• _PROBLEM STATEMENT_
Retype exactly the lines below, beginning with the first and ending with the line where "X_STEP = 0.1" appears.

• _DATA SHOWN_
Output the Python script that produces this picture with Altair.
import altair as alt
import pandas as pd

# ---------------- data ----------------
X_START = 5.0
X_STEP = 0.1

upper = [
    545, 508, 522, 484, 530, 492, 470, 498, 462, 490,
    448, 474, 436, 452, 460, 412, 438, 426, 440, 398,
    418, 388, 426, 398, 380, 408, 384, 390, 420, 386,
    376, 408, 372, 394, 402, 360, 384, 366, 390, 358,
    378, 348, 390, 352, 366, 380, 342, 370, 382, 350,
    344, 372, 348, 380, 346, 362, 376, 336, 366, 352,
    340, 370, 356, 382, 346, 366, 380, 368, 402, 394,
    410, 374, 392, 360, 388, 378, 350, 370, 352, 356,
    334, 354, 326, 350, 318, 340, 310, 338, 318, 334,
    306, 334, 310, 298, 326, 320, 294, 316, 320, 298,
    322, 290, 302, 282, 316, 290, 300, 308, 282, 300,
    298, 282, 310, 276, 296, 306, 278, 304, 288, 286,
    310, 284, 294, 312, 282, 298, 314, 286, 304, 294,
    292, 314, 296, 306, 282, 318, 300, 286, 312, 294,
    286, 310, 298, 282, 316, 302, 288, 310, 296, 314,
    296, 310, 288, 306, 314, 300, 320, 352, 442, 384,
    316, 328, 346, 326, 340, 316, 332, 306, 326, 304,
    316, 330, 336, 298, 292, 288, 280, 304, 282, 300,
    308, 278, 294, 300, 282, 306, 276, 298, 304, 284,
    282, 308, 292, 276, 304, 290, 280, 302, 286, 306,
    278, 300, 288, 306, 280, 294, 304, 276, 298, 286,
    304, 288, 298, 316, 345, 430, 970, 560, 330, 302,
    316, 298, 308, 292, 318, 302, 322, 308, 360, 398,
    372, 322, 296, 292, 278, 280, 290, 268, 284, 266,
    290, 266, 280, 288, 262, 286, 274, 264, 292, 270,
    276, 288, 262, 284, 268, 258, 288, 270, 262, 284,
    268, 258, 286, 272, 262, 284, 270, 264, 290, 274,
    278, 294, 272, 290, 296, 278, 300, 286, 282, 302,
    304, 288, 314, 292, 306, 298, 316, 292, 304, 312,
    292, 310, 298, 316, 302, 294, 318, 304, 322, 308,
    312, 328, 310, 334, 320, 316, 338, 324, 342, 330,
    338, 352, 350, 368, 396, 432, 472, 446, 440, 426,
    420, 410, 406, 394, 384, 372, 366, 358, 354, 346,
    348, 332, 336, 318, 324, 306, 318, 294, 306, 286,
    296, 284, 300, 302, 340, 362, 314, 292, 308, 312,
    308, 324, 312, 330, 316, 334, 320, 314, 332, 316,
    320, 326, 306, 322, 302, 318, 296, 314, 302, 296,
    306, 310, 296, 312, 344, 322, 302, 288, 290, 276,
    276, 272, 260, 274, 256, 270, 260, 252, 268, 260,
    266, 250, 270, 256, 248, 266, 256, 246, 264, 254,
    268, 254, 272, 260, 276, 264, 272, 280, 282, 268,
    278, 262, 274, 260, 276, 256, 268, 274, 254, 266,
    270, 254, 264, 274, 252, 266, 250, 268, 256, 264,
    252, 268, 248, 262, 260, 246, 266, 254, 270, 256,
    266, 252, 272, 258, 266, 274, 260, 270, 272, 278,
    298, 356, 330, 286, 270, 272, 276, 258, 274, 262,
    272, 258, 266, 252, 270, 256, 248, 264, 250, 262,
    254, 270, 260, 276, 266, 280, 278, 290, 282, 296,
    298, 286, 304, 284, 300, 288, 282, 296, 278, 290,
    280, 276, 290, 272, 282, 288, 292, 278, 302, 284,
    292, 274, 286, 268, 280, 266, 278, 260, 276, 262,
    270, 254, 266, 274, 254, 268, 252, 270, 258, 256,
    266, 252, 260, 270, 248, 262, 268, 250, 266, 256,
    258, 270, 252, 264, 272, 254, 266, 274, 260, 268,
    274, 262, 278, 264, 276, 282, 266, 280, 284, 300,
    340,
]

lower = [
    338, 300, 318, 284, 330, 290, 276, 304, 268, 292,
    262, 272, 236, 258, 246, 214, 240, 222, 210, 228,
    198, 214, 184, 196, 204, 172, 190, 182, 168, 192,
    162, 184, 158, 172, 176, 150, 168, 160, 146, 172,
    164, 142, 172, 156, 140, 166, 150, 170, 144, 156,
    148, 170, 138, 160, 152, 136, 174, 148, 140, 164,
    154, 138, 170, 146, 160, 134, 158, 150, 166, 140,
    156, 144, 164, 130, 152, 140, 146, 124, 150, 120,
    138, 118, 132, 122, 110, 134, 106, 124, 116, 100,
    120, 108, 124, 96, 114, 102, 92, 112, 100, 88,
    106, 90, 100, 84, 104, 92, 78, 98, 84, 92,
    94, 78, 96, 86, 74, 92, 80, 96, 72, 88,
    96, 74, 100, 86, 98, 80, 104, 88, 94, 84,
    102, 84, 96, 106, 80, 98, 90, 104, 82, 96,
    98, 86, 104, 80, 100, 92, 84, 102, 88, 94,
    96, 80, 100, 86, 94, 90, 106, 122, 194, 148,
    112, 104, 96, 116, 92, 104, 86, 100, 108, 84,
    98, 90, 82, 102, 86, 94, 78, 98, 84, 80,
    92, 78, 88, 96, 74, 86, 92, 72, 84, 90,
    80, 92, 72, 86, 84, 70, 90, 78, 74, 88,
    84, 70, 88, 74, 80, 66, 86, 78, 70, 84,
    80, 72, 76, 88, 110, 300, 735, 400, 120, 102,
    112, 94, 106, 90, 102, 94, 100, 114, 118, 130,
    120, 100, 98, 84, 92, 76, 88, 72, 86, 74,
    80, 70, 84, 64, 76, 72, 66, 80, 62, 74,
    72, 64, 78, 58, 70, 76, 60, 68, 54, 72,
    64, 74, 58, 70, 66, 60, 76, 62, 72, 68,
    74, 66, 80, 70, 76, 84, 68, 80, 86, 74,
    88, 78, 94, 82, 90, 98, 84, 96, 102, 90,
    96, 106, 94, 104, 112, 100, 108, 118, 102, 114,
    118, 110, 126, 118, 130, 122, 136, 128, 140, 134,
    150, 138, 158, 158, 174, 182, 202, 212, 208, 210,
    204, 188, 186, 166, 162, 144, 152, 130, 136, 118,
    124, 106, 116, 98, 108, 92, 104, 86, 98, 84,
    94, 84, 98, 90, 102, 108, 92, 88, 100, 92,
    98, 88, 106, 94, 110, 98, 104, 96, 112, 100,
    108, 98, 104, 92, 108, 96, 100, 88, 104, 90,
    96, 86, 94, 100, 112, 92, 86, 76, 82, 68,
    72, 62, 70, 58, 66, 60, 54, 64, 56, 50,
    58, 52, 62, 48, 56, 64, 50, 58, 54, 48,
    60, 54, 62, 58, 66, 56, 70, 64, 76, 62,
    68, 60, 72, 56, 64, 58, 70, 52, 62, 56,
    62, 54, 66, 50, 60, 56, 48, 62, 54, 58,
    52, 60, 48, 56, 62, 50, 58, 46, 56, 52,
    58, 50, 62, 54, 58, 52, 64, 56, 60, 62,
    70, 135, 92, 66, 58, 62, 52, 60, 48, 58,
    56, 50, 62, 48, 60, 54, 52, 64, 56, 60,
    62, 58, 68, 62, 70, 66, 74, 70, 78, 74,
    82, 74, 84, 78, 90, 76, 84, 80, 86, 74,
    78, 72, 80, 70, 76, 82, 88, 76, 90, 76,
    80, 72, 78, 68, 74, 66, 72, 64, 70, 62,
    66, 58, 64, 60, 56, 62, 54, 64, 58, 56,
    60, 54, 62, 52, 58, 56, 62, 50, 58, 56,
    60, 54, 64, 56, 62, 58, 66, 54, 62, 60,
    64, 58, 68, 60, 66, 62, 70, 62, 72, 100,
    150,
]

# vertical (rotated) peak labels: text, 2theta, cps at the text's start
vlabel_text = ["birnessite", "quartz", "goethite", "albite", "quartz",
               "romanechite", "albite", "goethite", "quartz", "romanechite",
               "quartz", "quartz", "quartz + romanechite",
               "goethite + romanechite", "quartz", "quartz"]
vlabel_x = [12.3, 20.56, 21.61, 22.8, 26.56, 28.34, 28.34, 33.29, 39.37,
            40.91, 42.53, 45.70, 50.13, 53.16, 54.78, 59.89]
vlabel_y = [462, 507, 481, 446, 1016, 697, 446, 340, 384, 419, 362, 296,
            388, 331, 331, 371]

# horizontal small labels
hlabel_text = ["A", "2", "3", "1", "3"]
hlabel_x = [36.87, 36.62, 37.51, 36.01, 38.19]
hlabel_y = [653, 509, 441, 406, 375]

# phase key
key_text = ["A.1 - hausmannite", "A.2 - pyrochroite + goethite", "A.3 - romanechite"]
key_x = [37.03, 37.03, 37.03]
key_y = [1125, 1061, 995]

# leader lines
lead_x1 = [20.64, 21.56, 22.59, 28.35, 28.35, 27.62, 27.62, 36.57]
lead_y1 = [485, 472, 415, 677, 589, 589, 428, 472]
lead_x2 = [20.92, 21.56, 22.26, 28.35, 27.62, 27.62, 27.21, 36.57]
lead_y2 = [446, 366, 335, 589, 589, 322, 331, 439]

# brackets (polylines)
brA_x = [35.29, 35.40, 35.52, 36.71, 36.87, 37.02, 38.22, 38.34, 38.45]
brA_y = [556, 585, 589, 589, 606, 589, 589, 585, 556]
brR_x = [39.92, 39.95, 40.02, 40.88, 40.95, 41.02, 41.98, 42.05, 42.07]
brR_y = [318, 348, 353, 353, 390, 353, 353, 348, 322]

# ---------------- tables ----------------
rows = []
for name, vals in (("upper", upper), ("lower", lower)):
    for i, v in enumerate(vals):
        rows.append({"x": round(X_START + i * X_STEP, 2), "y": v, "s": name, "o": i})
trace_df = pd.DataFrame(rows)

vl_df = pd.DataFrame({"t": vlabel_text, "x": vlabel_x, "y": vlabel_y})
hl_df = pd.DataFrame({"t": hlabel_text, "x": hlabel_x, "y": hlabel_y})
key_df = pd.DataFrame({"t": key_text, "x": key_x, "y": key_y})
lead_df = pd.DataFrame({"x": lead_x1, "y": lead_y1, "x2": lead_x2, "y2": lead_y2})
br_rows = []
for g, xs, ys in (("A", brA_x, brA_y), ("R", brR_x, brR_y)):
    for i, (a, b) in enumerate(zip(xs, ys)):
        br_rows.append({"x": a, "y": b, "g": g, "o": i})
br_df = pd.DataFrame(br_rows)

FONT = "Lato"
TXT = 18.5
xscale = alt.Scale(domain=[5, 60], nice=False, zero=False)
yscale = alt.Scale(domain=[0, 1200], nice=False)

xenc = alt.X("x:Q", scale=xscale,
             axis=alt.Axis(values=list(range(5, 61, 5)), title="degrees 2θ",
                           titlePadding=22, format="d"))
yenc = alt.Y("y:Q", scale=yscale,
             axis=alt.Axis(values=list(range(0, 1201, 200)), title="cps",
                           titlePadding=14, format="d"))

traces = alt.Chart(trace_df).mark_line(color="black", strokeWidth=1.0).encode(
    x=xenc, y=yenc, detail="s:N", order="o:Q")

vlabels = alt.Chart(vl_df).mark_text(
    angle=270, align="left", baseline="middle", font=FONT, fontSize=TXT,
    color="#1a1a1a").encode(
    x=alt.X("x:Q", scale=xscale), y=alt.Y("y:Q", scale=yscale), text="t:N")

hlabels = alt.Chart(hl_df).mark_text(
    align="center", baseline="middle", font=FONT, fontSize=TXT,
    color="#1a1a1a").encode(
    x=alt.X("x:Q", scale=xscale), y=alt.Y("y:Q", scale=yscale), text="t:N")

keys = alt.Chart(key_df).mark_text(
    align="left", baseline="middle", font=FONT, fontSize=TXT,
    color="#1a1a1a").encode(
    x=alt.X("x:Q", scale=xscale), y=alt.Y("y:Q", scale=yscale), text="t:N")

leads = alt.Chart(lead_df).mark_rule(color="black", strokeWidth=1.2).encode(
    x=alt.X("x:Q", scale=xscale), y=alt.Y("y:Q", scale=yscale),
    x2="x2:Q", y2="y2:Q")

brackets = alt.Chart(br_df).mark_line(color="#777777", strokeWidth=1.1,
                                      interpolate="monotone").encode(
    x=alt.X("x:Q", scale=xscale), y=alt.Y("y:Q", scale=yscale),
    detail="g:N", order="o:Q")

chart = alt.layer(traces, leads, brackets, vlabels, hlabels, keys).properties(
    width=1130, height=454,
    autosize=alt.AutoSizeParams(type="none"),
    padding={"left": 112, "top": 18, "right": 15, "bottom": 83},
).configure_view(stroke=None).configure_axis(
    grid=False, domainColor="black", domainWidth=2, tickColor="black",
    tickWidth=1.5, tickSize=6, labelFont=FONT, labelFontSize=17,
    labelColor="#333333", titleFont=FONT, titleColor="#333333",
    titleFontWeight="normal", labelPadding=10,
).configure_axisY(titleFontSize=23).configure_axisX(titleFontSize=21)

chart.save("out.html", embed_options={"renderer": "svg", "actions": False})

• _EXERCISE OUTPUT_
Output the Python script that produces this picture with Altair.
import altair as alt
import pandas as pd

# ---------------- data ----------------
X_START = 5.0
X_STEP = 0.1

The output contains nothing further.